→ **Request**: What is the count of lines in the listing below that hold the string "size"? Reply with that number alone.

→ **Recorded information**:
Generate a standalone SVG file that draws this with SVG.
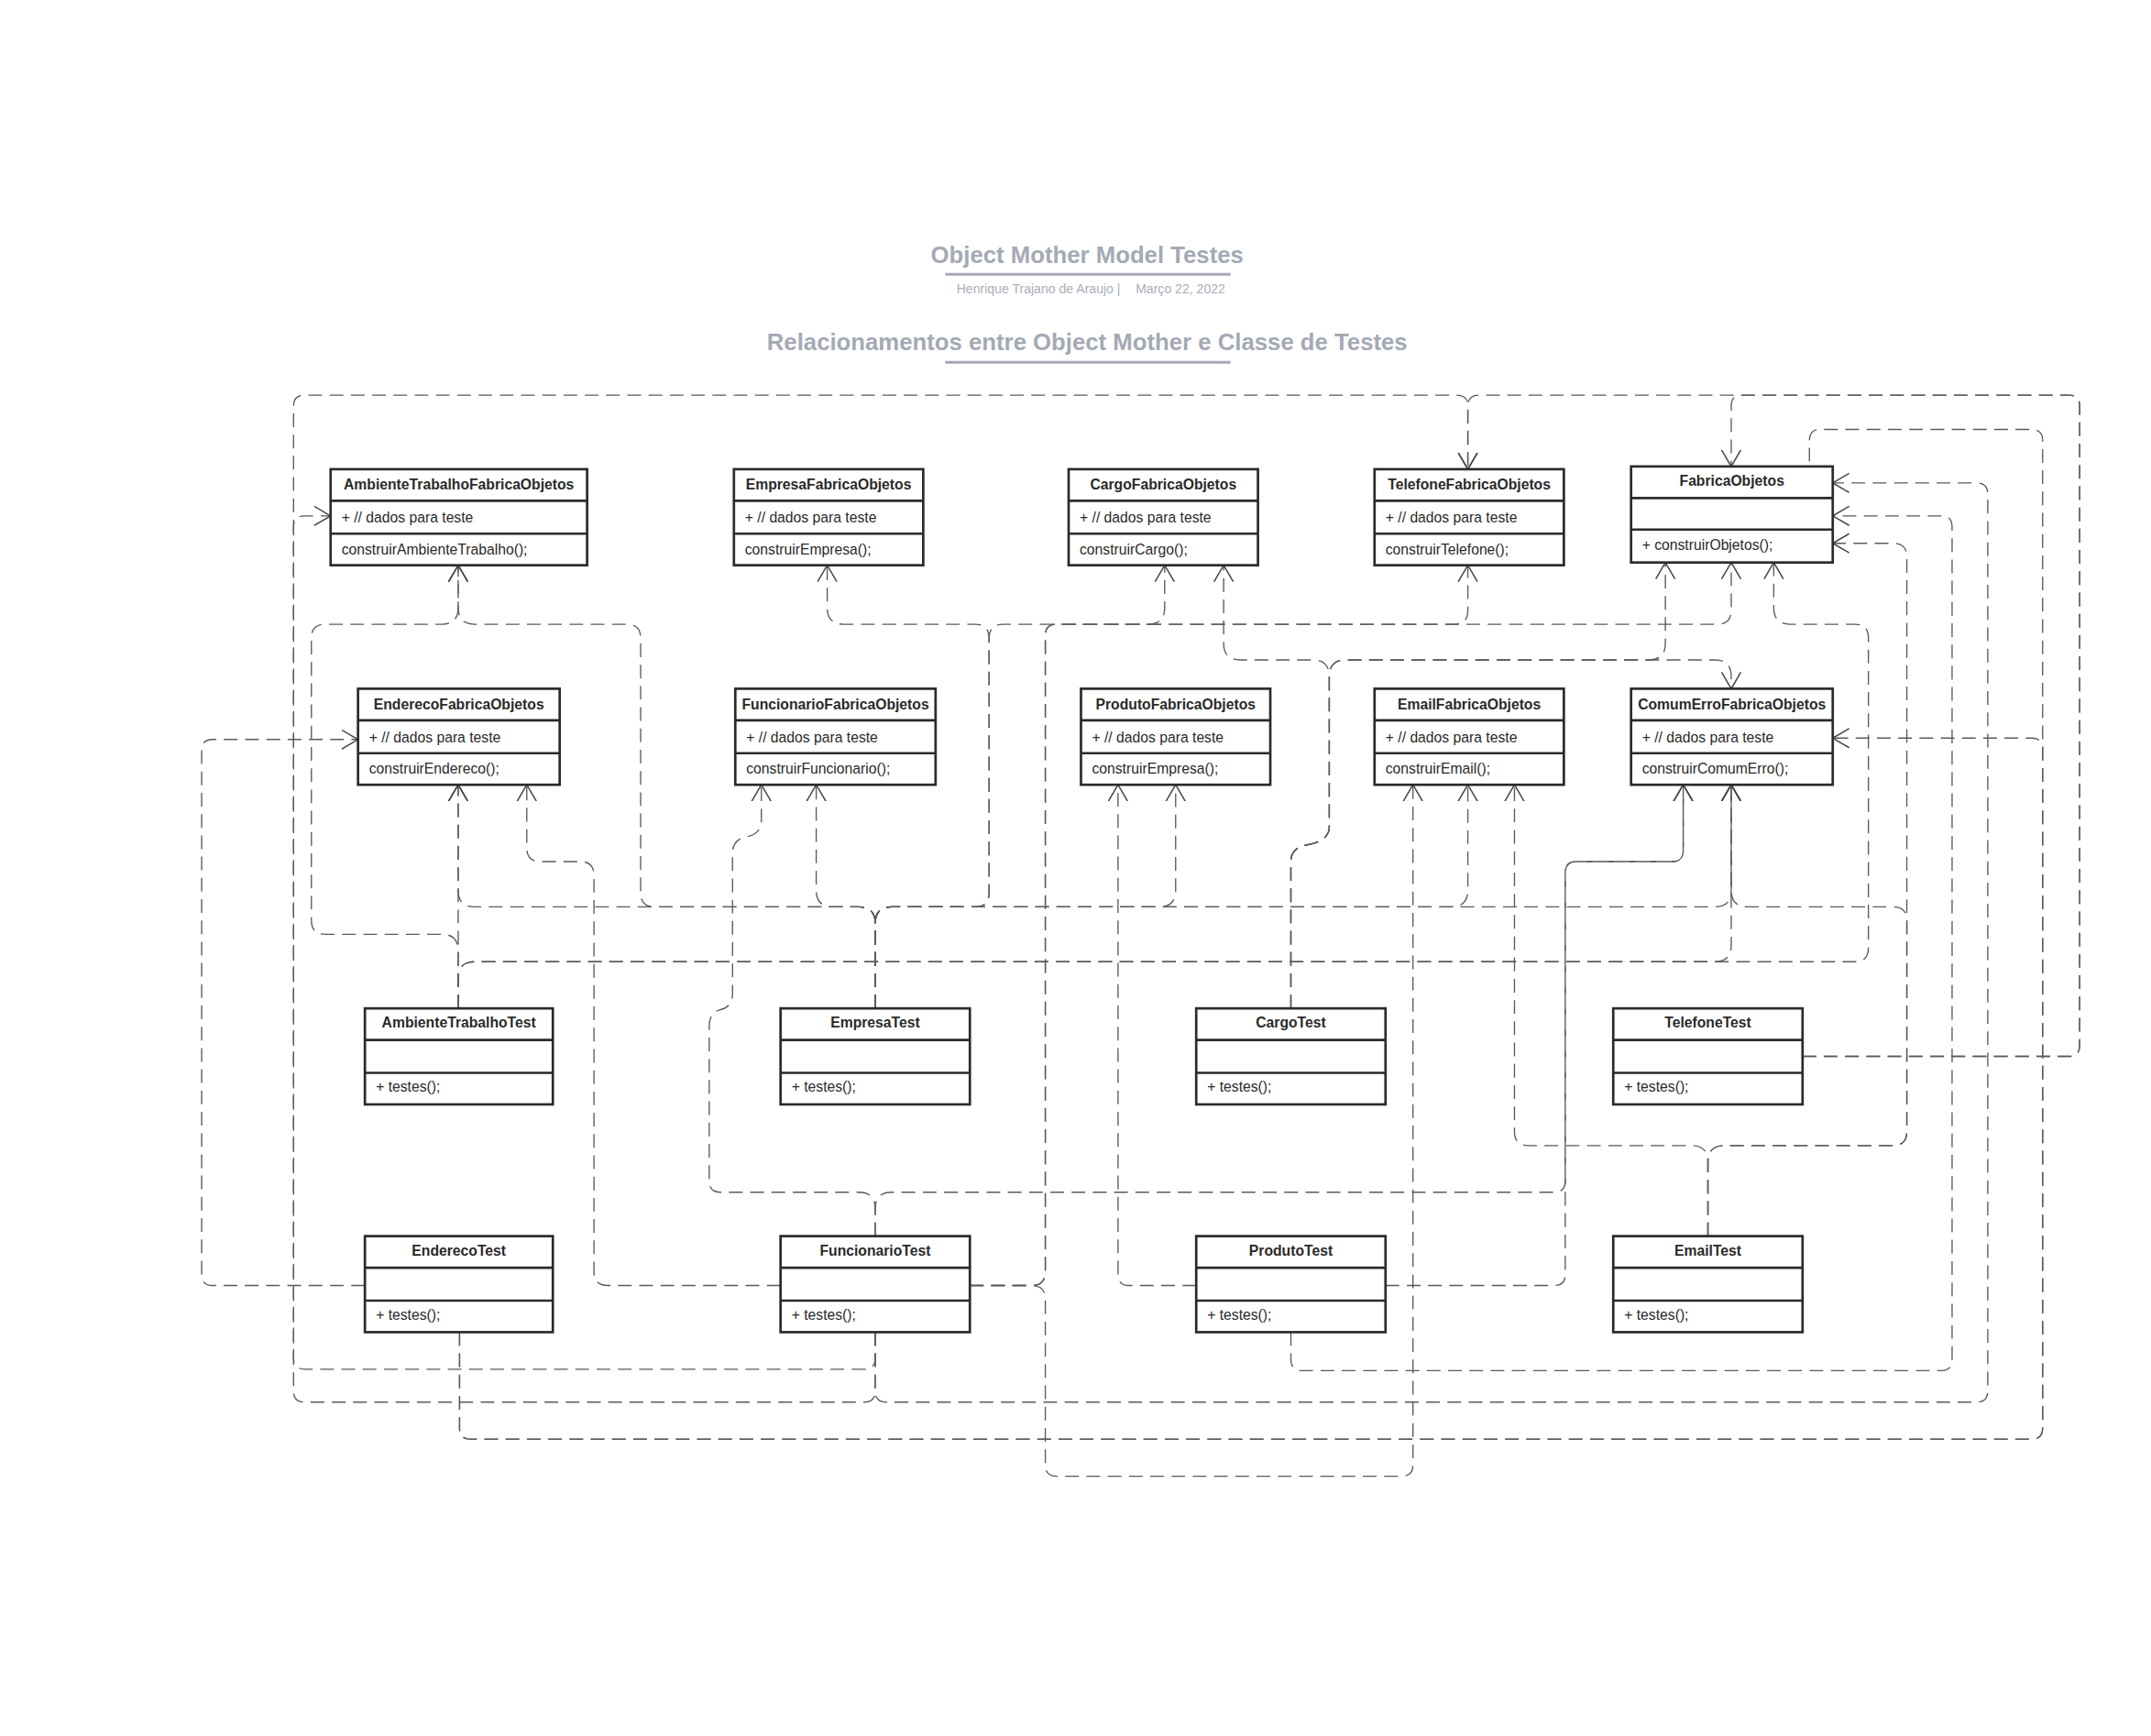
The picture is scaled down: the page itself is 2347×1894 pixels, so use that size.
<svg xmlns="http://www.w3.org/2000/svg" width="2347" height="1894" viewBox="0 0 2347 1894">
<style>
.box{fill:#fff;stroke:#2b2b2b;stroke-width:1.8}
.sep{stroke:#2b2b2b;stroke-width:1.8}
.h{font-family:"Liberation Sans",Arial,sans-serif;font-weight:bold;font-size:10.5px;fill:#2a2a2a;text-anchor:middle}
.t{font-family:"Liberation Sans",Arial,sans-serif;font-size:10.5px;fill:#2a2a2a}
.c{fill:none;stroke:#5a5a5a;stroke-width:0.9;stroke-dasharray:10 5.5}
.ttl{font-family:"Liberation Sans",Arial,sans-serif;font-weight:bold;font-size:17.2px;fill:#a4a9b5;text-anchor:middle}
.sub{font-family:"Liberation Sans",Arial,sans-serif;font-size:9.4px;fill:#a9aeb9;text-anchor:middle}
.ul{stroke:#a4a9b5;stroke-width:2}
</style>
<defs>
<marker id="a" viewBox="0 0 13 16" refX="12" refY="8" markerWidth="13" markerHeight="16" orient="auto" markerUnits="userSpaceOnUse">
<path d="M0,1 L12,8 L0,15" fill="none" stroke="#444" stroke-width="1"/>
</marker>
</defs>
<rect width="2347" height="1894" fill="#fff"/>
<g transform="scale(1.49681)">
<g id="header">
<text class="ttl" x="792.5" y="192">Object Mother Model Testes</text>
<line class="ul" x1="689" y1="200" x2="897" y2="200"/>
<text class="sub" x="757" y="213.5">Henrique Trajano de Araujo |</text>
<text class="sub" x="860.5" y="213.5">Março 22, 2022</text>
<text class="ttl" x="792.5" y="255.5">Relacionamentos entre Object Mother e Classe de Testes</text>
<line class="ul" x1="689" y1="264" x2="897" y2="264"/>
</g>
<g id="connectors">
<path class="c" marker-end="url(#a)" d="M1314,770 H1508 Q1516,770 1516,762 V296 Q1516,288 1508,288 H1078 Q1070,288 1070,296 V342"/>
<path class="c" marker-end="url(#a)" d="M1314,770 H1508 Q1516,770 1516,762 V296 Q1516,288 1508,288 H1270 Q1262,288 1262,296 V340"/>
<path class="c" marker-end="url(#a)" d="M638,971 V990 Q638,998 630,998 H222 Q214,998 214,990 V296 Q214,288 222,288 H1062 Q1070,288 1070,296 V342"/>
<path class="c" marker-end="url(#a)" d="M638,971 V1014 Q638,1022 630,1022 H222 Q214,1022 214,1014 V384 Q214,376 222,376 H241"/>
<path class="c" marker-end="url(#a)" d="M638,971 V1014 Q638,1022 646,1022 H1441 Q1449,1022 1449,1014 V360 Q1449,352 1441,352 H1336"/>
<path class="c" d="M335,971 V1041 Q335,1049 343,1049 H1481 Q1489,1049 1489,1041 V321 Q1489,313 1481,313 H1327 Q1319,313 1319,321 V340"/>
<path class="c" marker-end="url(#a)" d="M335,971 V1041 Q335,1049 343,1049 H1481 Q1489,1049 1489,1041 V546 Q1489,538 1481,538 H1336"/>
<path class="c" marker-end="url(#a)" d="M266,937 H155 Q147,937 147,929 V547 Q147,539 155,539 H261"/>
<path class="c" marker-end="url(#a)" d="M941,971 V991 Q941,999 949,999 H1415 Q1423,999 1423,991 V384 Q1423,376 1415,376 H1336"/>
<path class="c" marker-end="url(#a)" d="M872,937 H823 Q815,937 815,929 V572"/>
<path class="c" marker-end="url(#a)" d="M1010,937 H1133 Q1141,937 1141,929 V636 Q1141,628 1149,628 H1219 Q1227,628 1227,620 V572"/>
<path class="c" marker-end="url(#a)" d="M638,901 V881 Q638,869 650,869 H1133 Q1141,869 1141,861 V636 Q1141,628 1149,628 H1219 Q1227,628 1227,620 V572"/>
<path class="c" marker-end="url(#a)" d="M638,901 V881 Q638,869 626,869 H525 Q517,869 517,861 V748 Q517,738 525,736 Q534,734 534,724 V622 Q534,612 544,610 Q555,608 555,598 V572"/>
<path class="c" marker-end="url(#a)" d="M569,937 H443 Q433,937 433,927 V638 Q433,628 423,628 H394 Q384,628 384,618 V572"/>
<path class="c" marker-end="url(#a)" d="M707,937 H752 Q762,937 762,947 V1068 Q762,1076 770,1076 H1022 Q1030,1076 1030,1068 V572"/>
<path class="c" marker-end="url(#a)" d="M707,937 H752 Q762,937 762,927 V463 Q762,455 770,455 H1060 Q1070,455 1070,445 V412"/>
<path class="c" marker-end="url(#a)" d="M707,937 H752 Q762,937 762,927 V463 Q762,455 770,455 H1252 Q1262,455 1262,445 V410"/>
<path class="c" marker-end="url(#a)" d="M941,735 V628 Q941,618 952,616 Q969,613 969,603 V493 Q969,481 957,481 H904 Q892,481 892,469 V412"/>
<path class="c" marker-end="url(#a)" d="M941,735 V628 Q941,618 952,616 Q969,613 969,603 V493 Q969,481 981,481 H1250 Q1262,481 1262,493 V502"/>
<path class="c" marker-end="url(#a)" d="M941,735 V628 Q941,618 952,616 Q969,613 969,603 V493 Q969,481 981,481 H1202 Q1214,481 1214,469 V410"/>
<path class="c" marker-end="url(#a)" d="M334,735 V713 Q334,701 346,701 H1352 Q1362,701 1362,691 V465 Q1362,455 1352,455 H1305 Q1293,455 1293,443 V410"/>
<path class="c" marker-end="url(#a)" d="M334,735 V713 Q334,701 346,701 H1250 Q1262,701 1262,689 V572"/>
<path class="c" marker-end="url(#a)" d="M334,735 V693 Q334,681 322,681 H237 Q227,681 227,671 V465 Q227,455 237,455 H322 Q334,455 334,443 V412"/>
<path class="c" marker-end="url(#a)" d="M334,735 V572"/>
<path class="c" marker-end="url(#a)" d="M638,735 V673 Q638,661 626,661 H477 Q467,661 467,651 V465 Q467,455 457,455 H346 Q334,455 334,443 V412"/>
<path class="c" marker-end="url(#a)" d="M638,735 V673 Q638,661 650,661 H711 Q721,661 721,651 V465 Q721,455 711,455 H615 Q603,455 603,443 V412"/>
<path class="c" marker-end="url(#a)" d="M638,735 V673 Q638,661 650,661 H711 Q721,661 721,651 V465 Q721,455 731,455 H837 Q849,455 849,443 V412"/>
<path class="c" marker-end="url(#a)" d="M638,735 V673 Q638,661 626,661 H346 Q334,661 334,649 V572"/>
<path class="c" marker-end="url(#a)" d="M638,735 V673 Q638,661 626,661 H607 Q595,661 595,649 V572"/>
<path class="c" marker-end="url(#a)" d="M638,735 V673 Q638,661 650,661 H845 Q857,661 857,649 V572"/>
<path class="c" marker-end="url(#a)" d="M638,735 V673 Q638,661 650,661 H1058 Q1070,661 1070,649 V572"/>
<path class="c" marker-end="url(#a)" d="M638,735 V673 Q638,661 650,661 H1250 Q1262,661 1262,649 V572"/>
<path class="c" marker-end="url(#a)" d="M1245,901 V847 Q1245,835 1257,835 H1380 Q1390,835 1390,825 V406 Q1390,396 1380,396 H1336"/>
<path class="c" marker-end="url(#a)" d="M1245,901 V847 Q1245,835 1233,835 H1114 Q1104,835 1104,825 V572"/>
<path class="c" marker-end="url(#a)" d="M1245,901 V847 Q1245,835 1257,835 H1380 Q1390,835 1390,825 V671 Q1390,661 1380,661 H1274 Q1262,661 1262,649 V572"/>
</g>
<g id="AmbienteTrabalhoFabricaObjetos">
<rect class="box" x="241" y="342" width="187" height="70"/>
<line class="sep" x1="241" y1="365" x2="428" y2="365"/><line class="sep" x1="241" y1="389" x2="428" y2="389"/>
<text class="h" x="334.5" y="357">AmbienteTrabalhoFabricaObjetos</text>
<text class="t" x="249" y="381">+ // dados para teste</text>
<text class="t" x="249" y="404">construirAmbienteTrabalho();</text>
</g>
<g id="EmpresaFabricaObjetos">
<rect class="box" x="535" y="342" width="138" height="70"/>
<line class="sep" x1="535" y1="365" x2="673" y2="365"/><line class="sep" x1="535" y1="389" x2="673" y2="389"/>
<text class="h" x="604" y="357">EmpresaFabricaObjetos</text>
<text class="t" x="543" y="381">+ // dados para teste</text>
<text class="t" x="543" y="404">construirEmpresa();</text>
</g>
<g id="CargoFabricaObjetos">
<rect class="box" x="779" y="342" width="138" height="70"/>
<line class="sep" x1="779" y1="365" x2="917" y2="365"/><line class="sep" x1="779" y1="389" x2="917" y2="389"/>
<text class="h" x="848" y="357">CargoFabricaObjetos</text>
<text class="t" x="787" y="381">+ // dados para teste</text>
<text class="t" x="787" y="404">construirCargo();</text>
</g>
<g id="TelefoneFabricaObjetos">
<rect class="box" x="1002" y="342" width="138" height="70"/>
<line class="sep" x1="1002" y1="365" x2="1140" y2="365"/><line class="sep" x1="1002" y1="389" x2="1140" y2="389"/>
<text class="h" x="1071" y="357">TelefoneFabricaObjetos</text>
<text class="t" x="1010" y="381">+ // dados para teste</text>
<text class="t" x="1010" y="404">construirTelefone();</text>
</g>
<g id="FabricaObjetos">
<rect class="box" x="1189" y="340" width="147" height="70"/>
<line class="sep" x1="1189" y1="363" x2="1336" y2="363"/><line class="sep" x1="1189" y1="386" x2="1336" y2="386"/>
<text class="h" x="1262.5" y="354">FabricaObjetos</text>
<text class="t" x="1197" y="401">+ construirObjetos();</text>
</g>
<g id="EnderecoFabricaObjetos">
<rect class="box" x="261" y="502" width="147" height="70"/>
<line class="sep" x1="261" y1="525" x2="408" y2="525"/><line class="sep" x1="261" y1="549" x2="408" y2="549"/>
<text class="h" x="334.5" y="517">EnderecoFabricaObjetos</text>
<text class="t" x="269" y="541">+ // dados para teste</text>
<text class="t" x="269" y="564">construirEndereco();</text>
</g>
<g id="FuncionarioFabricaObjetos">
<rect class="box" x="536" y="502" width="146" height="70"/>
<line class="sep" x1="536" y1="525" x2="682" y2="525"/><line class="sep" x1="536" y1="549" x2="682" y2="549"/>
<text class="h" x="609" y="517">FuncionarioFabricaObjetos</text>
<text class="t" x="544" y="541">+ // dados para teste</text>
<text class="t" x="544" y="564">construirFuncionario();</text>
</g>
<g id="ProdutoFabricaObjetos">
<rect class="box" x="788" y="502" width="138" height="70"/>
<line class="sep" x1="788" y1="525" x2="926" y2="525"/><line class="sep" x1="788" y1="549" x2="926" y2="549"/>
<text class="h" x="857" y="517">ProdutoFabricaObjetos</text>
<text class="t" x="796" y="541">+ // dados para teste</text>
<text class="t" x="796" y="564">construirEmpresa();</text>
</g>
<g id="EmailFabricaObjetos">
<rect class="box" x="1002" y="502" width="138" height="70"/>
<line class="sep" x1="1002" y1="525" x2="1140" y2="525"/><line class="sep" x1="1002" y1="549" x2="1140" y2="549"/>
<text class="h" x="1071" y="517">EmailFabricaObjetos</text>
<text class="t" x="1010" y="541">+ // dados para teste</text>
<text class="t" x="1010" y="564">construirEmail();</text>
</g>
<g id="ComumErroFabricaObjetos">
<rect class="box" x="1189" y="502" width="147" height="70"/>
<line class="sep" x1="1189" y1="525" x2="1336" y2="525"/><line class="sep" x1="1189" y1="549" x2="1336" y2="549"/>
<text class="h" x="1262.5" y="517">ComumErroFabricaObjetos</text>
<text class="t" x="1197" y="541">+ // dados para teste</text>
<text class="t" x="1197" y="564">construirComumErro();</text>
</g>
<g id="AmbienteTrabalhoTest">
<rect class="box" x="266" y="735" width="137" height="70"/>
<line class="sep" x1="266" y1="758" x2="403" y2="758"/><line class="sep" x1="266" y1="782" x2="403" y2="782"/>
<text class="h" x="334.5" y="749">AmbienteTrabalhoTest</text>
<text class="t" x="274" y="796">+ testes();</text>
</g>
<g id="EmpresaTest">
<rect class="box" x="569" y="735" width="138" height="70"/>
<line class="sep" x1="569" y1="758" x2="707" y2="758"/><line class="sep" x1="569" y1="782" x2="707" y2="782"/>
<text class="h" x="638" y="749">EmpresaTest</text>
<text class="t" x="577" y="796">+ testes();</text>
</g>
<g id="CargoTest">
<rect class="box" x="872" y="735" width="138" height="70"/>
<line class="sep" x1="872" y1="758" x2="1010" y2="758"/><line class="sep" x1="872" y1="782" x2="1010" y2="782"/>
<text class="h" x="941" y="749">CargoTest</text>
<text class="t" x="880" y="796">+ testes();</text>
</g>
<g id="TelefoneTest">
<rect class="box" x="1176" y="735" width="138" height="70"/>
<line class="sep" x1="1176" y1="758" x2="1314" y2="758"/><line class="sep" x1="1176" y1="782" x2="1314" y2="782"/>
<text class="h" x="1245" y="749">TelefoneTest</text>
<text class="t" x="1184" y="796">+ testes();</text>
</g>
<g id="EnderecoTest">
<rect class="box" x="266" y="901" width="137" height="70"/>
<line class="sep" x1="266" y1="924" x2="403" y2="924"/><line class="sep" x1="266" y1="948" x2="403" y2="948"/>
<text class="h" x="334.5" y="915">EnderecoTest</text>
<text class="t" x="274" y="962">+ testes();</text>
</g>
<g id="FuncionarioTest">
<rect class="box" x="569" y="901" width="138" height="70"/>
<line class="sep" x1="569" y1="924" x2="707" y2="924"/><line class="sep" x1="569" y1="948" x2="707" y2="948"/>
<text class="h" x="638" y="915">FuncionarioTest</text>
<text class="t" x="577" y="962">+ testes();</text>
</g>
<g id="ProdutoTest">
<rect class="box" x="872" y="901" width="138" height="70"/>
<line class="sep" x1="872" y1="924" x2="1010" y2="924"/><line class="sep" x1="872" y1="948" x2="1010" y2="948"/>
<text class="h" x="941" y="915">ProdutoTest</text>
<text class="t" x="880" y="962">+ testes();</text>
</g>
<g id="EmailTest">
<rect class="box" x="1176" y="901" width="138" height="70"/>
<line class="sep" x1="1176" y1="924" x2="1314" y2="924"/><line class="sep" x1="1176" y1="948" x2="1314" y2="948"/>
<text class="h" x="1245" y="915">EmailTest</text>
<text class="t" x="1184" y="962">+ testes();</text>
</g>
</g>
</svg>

→ **Task result**: 5